New Telegraph

Expert: Poverty, Unemployment, Others Fuelling Insecurity In Nigeria

Any study of the worsening state of security in Nigeria cannot but be linked to issues like lack of basic infrastructure, poverty, bad governance, unemployment, among others, according to experts on socio-political and economic matters.


This was the submission of Oliseh Kadishi, a historian/researcher and speakers during Day 2 of Maroon Square Discourse 2020, an online conference tagged ‘Struggle of Women in Nigeria Through History: Women’s Rights and challenge of insecurity in Nigeria’ organized by Maroon Square and supported by Ross Luxemburg Foundation.


“It is important to note that different areas are affected with regards to the various crises and conflicts that have created insecurity in Nigeria, Kadishi stated.

While also listing perceived ethnic superiority, materialism and the display of wealth with impunity among factored that have contributed, she pointed at widening social inequality as seen in the case of militancy seen in Niger Delta years back.


“It is no more news that despite the fact that Niger Delta has been and the hub of oil production, the region lacks basic infrastructures and suffers exclusion in development as there are no good roads, no electricity, no pipe borne water, no visible federal government presence, among other things.


“Corruption is evident in practices of individuals and government practices.

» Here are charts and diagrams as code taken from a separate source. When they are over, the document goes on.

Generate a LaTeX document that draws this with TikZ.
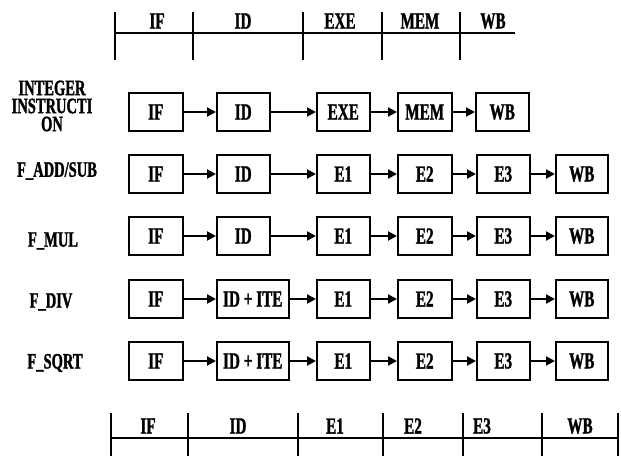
\documentclass[tikz,border=0pt]{standalone}
\usepackage{fontspec}
\usetikzlibrary{arrows.meta}
\newfontfamily\stagefont{Liberation Serif Bold}[FakeStretch=0.66, FakeBold=1.3]

\begin{document}
\begin{tikzpicture}[x=1pt, y=-1pt, >={Triangle[length=9pt,width=9pt]},
    stage/.style={draw, line width=1.5pt, anchor=west, minimum width=54pt,
      minimum height=38pt, inner sep=0pt, font=\stagefont\fontsize{23}{23}\selectfont},
    hdr/.style={inner sep=0pt, font=\stagefont\fontsize{23}{23}\selectfont},
    lbl/.style={inner sep=0pt, align=center, font=\stagefont\fontsize{22}{18}\selectfont},
    link/.style={->, line width=2pt}]
    \useasboundingbox (0,0) rectangle (621,456);

    % top time line
    \draw[line width=1.6pt] (115,33) -- (515,33);
    \foreach \x in {115,193,303,382,460}
      \draw[line width=1.2pt] (\x,12) -- (\x,60);
    \foreach \n/\x/\t in {tif/157/IF, tid/243/ID, texe/340/EXE, tmem/420/MEM, twb/493/WB}
      \node[hdr] (\n) at (\x,21) {\t};

    % integer instruction
    \node[lbl] (l-int) at (52,106) {INTEGER\\INSTRUCTI\\ON};
    \node[stage] (int-if) at (128,112) {IF};
    \node[stage, minimum width=53pt] (int-id) at (216,112) {ID};
    \node[stage, minimum width=53pt] (int-exe) at (316,112) {EXE};
    \node[stage] (int-mem) at (397,112) {MEM};
    \node[stage, minimum width=53pt] (int-wb) at (475,112) {WB};
    \draw[link] (int-if) -- (int-id);
    \draw[link] (int-id) -- (int-exe);
    \draw[link] (int-exe) -- (int-mem);
    \draw[link] (int-mem) -- (int-wb);

    % floating point instructions
    \foreach \r/\y/\w/\t in {add/174/53/ID, mul/236/53/ID,
        div/299/72/ID\,+\,ITE, sqrt/361/72/ID\,+\,ITE} {
      \node[stage] (\r-if) at (128,\y) {IF};
      \node[stage, minimum width=\w pt] (\r-id) at (216,\y) {\t};
      \node[stage, minimum width=53pt] (\r-e1) at (316,\y) {E1};
      \node[stage] (\r-e2) at (397,\y) {E2};
      \node[stage, minimum width=53pt] (\r-e3) at (476,\y) {E3};
      \node[stage, minimum width=52pt] (\r-wb) at (555,\y) {WB};
      \draw[link] (\r-if) -- (\r-id);
      \draw[link] (\r-id) -- (\r-e1);
      \draw[link] (\r-e1) -- (\r-e2);
      \draw[link] (\r-e2) -- (\r-e3);
      \draw[link] (\r-e3) -- (\r-wb);
    }
    \node[lbl] (l-add) at (57,171) {F\_ADD/SUB};
    \node[lbl] (l-mul) at (53,241) {F\_MUL};
    \node[lbl] (l-div) at (51,302) {F\_DIV};
    \node[lbl] (l-sqrt) at (55,363) {F\_SQRT};

    % bottom time line
    \draw[line width=1.6pt] (111,438) -- (618,438);
    \foreach \x in {111,188,298,383,463,542,618}
      \draw[line width=1.2pt] (\x,413) -- (\x,456);
    \foreach \n/\x/\t in {bif/148/IF, bid/238/ID, be1/335/E1, be2/413/E2, be3/482/E3, bwb/580/WB}
      \node[hdr] (\n) at (\x,426) {\t};
  \end{tikzpicture}
\end{document}
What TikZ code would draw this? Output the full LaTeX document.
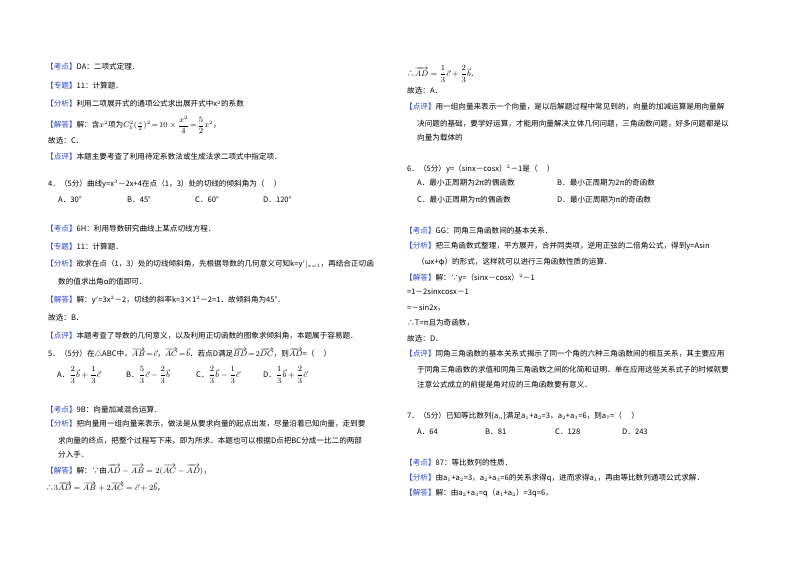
\documentclass[tikz,border=0pt]{standalone}
\usepackage{amsmath}
\usepackage{fontspec}
\setmainfont{Noto Sans CJK SC}
\usepackage{xcolor}
\definecolor{lab}{RGB}{40,70,210}
\newcommand{\lb}[1]{{\color{lab}【#1】}}
\tikzset{t/.style={anchor=west,inner sep=0pt,font=\fontsize{7.6}{9}\selectfont}}
\begin{document}
\begin{tikzpicture}[x=1pt,y=-1pt]
\useasboundingbox[fill=white] (0,0) rectangle (800,565);
% left column
\node[t] (l1) at (46,67) {\lb{考点}DA：二项式定理．};
\node[t] (l2) at (46,86) {\lb{专题}11：计算题．};
\node[t] (l3) at (46,104) {\lb{分析}利用二项展开式的通项公式求出展开式中x$^2$的系数};
\node[t] (l4) at (46,125) {\lb{解答}解：含$x^2$项为$C_5^2(\frac{x}{2})^2\!=\!10\times\dfrac{x^2}{4}\!=\!\dfrac{5}{2}x^2$，};
\node[t] (l5) at (48,141) {故选：C．};
\node[t] (l6) at (46,157) {\lb{点评}本题主要考查了利用待定系数法或生成法求二项式中指定项．};
\node[t] (l7) at (48,184) {4．（5分）曲线y=x$^3$－2x+4在点（1，3）处的切线的倾斜角为（\quad\ ）};
\node[t] (l8a) at (58,200) {A．30°};
\node[t] (l8b) at (127,200) {B．45°};
\node[t] (l8c) at (195,200) {C．60°};
\node[t] (l8d) at (263,200) {D．120°};
\node[t] (l9) at (46,229) {\lb{考点}6H：利用导数研究曲线上某点切线方程．};
\node[t] (l10) at (46,247) {\lb{专题}11：计算题．};
\node[t] (l11) at (46,264) {\lb{分析}欲求在点（1，3）处的切线倾斜角，先根据导数的几何意义可知k=y$'|_{x=1}$，再结合正切函};
\node[t] (l12) at (58,282) {数的值求出角α的值即可．};
\node[t] (l13) at (46,300) {\lb{解答}解：y$'$=3x$^2$－2，切线的斜率k=3×1$^2$－2=1．故倾斜角为45°．};
\node[t] (l14) at (48,318) {故选：B．};
\node[t] (l15) at (46,336) {\lb{点评}本题考查了导数的几何意义，以及利用正切函数的图象求倾斜角，本题属于容易题．};
\node[t] (l16) at (48,353) {5．（5分）在△ABC中，$\overrightarrow{AB}\!=\!\vec c$，$\overrightarrow{AC}\!=\!\vec b$．若点D满足$\overrightarrow{BD}\!=\!2\overrightarrow{DC}$，则$\overrightarrow{AD}$=（\quad\ ）};
\node[t] (l17a) at (57,375) {A．$\dfrac{2}{3}\vec b+\dfrac{1}{3}\vec c$};
\node[t] (l17b) at (126,375) {B．$\dfrac{5}{3}\vec c-\dfrac{2}{3}\vec b$};
\node[t] (l17c) at (196,375) {C．$\dfrac{2}{3}\vec b-\dfrac{1}{3}\vec c$};
\node[t] (l17d) at (263,375) {D．$\dfrac{1}{3}\vec b+\dfrac{2}{3}\vec c$};
\node[t] (l18) at (46,410) {\lb{考点}9B：向量加减混合运算．};
\node[t] (l19) at (46,424) {\lb{分析}把向量用一组向量来表示，做法是从要求向量的起点出发，尽量沿着已知向量，走到要};
\node[t] (l20) at (58,441) {求向量的终点，把整个过程写下来，即为所求．本题也可以根据D点把BC分成一比二的两部};
\node[t] (l21) at (58,455) {分入手．};
\node[t] (l22) at (46,470) {\lb{解答}解：∵由$\overrightarrow{AD}-\overrightarrow{AB}=2(\overrightarrow{AC}-\overrightarrow{AD})$，};
\node[t] (l23) at (46,487) {∴$3\overrightarrow{AD}=\overrightarrow{AB}+2\overrightarrow{AC}=\vec c+2\vec b$，};
% right column
\node[t] (r1) at (407,74) {∴$\overrightarrow{AD}=\dfrac{1}{3}\vec c+\dfrac{2}{3}\vec b$．};
\node[t] (r2) at (407,91) {故选：A．};
\node[t] (r3) at (405,107) {\lb{点评}用一组向量来表示一个向量，是以后解题过程中常见到的，向量的加减运算是用向量解};
\node[t] (r4) at (417,124) {决问题的基础，要学好运算，才能用向量解决立体几何问题，三角函数问题，好多问题都是以};
\node[t] (r5) at (417,138) {向量为载体的};
\node[t] (r6) at (407,169) {6．（5分）y=（sinx－cosx）$^2$－1是（\quad\ ）};
\node[t] (r7a) at (417,183) {A．最小正周期为2π的偶函数};
\node[t] (r7b) at (557,183) {B．最小正周期为2π的奇函数};
\node[t] (r8a) at (417,200) {C．最小正周期为π的偶函数};
\node[t] (r8b) at (557,200) {D．最小正周期为π的奇函数};
\node[t] (r9) at (405,231) {\lb{考点}GG：同角三角函数间的基本关系．};
\node[t] (r10) at (405,246) {\lb{分析}把三角函数式整理，平方展开，合并同类项，逆用正弦的二倍角公式，得到y=Asin};
\node[t] (r11) at (417,262) {（ωx+φ）的形式，这样就可以进行三角函数性质的运算．};
\node[t] (r12) at (405,278) {\lb{解答}解：∵y=（sinx－cosx）$^2$－1};
\node[t] (r13) at (407,292) {=1－2sinxcosx－1};
\node[t] (r14) at (407,308) {=－sin2x，};
\node[t] (r15) at (407,323) {∴T=π且为奇函数，};
\node[t] (r16) at (407,339) {故选：D．};
\node[t] (r17) at (405,354) {\lb{点评}同角三角函数的基本关系式揭示了同一个角的六种三角函数间的相互关系，其主要应用};
\node[t] (r18) at (417,370) {于同角三角函数的求值和同角三角函数之间的化简和证明．单在应用这些关系式子的时候就要};
\node[t] (r19) at (417,385) {注意公式成立的前提是角对应的三角函数要有意义．};
\node[t] (r20) at (407,416) {7．（5分）已知等比数列\{a$_n$\}满足a$_1$+a$_2$=3，a$_2$+a$_3$=6，则a$_7$=（\quad\ ）};
\node[t] (r21a) at (417,432) {A．64};
\node[t] (r21b) at (485,432) {B．81};
\node[t] (r21c) at (555,432) {C．128};
\node[t] (r21d) at (622,432) {D．243};
\node[t] (r22) at (405,463) {\lb{考点}87：等比数列的性质．};
\node[t] (r23) at (405,478) {\lb{分析}由a$_1$+a$_2$=3，a$_2$+a$_3$=6的关系求得q，进而求得a$_1$，再由等比数列通项公式求解．};
\node[t] (r24) at (405,493) {\lb{解答}解：由a$_2$+a$_3$=q（a$_1$+a$_2$）=3q=6，};
\end{tikzpicture}
\end{document}
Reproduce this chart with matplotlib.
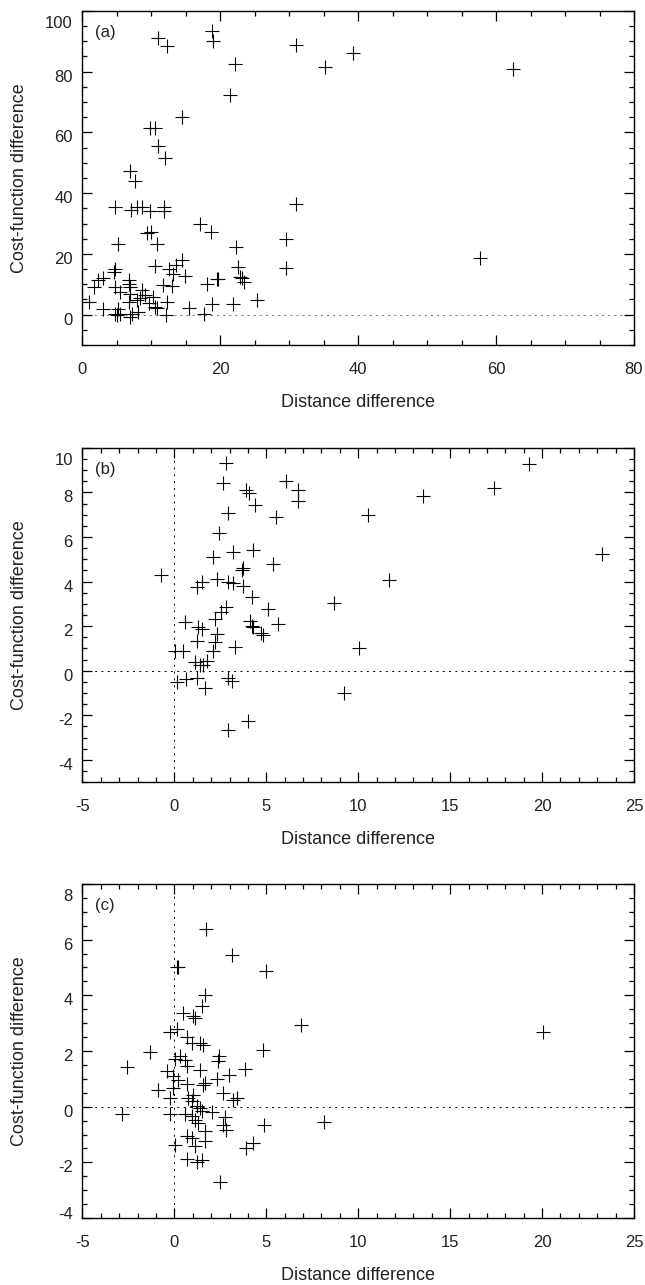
import numpy as np
import matplotlib
matplotlib.use('Agg')
import matplotlib.pyplot as plt
from matplotlib.ticker import MultipleLocator
from matplotlib.transforms import ScaledTranslation

# panel (a)
dist_a = [10.9, 12.2, 18.8, 18.9, 30.9, 39.2, 35.2, 62.4, 22.1, 21.4, 14.5, 9.8, 10.5, 10.9, 11.9,
          6.9, 7.6, 4.7, 7.0, 7.9, 8.7, 9.8, 11.8, 11.8, 5.2, 9.4, 9.9, 10.8, 17.1, 18.6, 22.3,
          30.9, 29.5, 29.5, 57.6, 10.5, 14.4, 13.5, 12.5, 13.2, 14.9, 11.7, 13.0, 22.5, 22.9,
          23.4, 19.7, 19.5, 18.0, 25.3, 21.9, 18.8, 17.6, 15.4, 12.3, 12.1, 10.5, 10.8, 10.3,
          9.1, 8.4, 8.6, 7.9, 8.1, 6.9, 7.2, 6.7, 6.9, 6.9, 6.7, 6.7, 5.5, 4.7, 4.5, 4.7, 3.0,
          2.3, 1.6, 0.9, 3.0, 4.7, 5.2, 5.5, 5.0, 23.1, 9.6]
cost_a = [91.1, 88.3, 93.3, 90.0, 88.9, 86.1, 81.7, 80.9, 82.5, 72.4, 65.0, 61.6, 61.6, 55.6, 51.5,
          47.4, 44.0, 35.3, 34.4, 35.5, 35.3, 34.2, 35.5, 34.2, 23.4, 27.0, 27.3, 23.2, 30.0, 27.3, 22.3,
          36.4, 24.8, 15.5, 18.5, 16.1, 17.9, 16.5, 14.9, 13.5, 12.7, 9.9, 9.4, 15.7, 12.4,
          10.8, 11.9, 11.6, 10.0, 4.7, 3.4, 3.6, 0.3, 2.3, 4.2, -0.2, 2.5, 2.3, 5.8,
          6.4, 5.5, 8.0, 4.7, 0.9, -0.8, 0.3, 4.2, 6.9, 9.1, 10.2, 11.3, 7.5, 9.1, 14.1, 14.9, 12.1,
          11.3, 9.1, 4.2, 1.7, 0.3, 2.0, 0.3, -0.2, 12.0, 4.0]

# panel (b)
dist_b = [2.83, 2.65, 3.92, 4.06, 4.37, 6.08, 6.71, 6.71, 2.92, 5.54, 2.44, 3.19, 2.11, 4.28, 5.36,
          3.74, -0.72, 2.29, 1.48, 1.21, 2.92, 3.19, 3.74, 4.24, 2.83, 2.56, 2.20, 5.09, 0.58, 1.30,
          1.48, 4.10, 4.28, 5.63, 4.73, 2.29, 1.21, 2.20, 3.29, 0.04, 0.49, 2.11, 1.12, 1.39, 1.75,
          0.13, 0.63, 1.21, 1.66, 2.92, 3.16, 2.92, 4.01, 8.70, 9.24, 10.04, 10.55, 13.51, 17.38,
          19.29, 23.27, 11.67, 4.82, 1.57, 4.20, 3.70]
cost_b = [9.31, 8.41, 8.11, 7.99, 7.43, 8.53, 8.11, 7.61, 7.09, 6.91, 6.16, 5.33, 5.11, 5.44, 4.80,
          4.61, 4.28, 4.13, 3.98, 3.75, 3.98, 3.93, 3.78, 3.30, 2.85, 2.63, 2.33, 2.78, 2.18, 1.95,
          1.88, 2.25, 1.98, 2.10, 1.68, 1.65, 1.35, 1.28, 1.08, 0.87, 0.87, 0.90, 0.38, 0.27, 0.45,
          -0.53, -0.38, -0.33, -0.78, -0.33, -0.48, -2.67, -2.28, 3.03, -1.02, 1.02, 6.98, 7.85, 8.21,
          9.28, 5.26, 4.08, 1.60, 0.25, 2.00, 4.50]

# panel (c)
dist_c = [1.70, 3.14, 5.00, 0.13, 0.22, 1.66, 1.48, 0.45, 1.03, 1.12, 0.13, -0.23, 0.67, 0.94, 1.39,
          1.57, -1.32, -2.58, 0.31, 0.58, 0.04, 0.67, 1.39, 2.44, 2.38, 2.98, 3.83, 4.82, 6.90, -0.42,
          -0.05, 0.22, 0.67, 1.57, 1.66, 2.29, -0.87, -0.05, -0.23, 0.76, 1.03, 0.94, 1.21, 2.65,
          3.19, 3.38, -2.85, -0.23, 0.58, 1.39, 1.48, 2.02, 0.94, 1.12, 1.30, 2.74, 2.65, 2.83, 4.86,
          1.66, 0.67, 0.94, 1.66, 0.04, 1.12, 4.28, 3.92, 0.67, 1.48, 1.21, 2.47, 8.16, 20.07]
cost_c = [6.38, 5.44, 4.86, 5.02, 5.02, 4.00, 3.63, 3.37, 3.25, 3.19, 2.79, 2.67, 2.50, 2.29, 2.29,
          2.23, 1.95, 1.41, 1.81, 1.69, 1.71, 1.47, 1.33, 1.81, 1.63, 1.15, 1.35, 2.02, 2.95, 1.27,
          1.09, 0.95, 0.83, 0.79, 0.85, 0.99, 0.59, 0.67, 0.31, 0.31, 0.43, 0.19, 0.04, 0.49,
          0.25, 0.31, -0.25, -0.25, -0.25, -0.05, -0.17, -0.20, -0.35, -0.47, -0.59, -0.38, -0.65, -0.83, -0.65,
          -0.89, -1.07, -1.13, -1.25, -1.37, -1.43, -1.31, -1.49, -1.88, -1.90, -2.00, -2.71, -0.56, 2.67]

plt.rcParams['font.family'] = ['Liberation Sans', 'DejaVu Sans']
plt.rcParams['axes.unicode_minus'] = False
txt = '#222222'

fig = plt.figure(figsize=(6.45, 12.85), dpi=100)

panels = [
    (0.7315, dist_a, cost_a, (0, 80), (-10, 100), 20, 5, np.arange(0, 101, 20), 5, '(a)', False),
    (0.3914, dist_b, cost_b, (-5, 25), (-5, 10), 5, 1, np.arange(-4, 11, 2), 0.5, '(b)', True),
    (0.0521, dist_c, cost_c, (-5, 25), (-4, 8), 5, 1, np.arange(-4, 9, 2), 0.5, '(c)', True),
]

def shift(lab, dy):
    lab.set_transform(lab.get_transform() + ScaledTranslation(0, dy / 100.0, fig.dpi_scale_trans))

for bottom, xs, ys, xl, yl, xmaj, xmin, yt, ymin, tag, vline in panels:
    ax = fig.add_axes([0.1279, bottom, 0.855, 0.26])
    if vline:
        ax.axhline(0, color='k', lw=0.7, ls=(0, (2, 4.5)), zorder=1)
        ax.axvline(0, color='k', lw=0.7, ls=(0, (2, 5)), zorder=1)
    else:
        ax.axhline(0, color='#888888', lw=0.8, ls=(0, (2, 3.5)), zorder=1)
    ax.plot(xs, ys, '+', color='k', ms=10, mew=0.8, ls='none', zorder=3)
    ax.set_xlim(*xl)
    ax.set_ylim(*yl)
    ax.xaxis.set_major_locator(MultipleLocator(xmaj))
    ax.xaxis.set_minor_locator(MultipleLocator(xmin))
    ax.set_yticks(yt)
    ax.yaxis.set_minor_locator(MultipleLocator(ymin))
    ax.tick_params(which='both', direction='in', top=True, right=True, width=0.9, colors='k',
                   labelcolor=txt, labelsize=12)
    ax.tick_params(which='major', length=7)
    ax.tick_params(which='minor', length=3.5)
    ax.tick_params(axis='x', pad=12)
    ax.tick_params(axis='y', pad=7)
    for s in ax.spines.values():
        s.set_linewidth(1.0)
    ax.set_xlabel('Distance difference', fontsize=13, color=txt)
    ax.set_ylabel('Cost-function difference', fontsize=13, color=txt)
    ax.xaxis.set_label_coords(0.5, -0.172)
    ax.xaxis.label.set_va('center')
    ax.yaxis.set_label_coords(-0.114, 0.5)
    ax.yaxis.label.set_va('center')
    ax.text(0.023, 0.935, tag, transform=ax.transAxes, fontsize=12, color=txt, va='center', ha='left')

    locs = ax.yaxis.get_majorticklocs()
    ticks = ax.yaxis.get_major_ticks(len(locs))
    for loc, t in zip(locs, ticks):
        if np.isclose(loc, yl[1]):
            shift(t.label1, -11)
        elif np.isclose(loc, yl[0]):
            shift(t.label1, 5)
        else:
            shift(t.label1, -4)

fig.savefig('out.png', dpi=100)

Government officials are known to have embezzled funds that were designated for the development of their states, local government areas and communities.


“These people divert the funds and other benefits or compensations to personal use. Thus corrupt practices are said to constitute one of the reasons why people are aggrieved, thus exhibiting it through protest, kidnappings, militancy and terrorism in Nigeria as was in the case of the Niger Delta militancy,” she said.


On his part, a lecturer in the Department of History and International Studies of Osun State University, Temitope Fagunwa, noted that women and children bear the brunt of conflicts and insecurity as available data shows most conflicts in history ended with more women and children casualties.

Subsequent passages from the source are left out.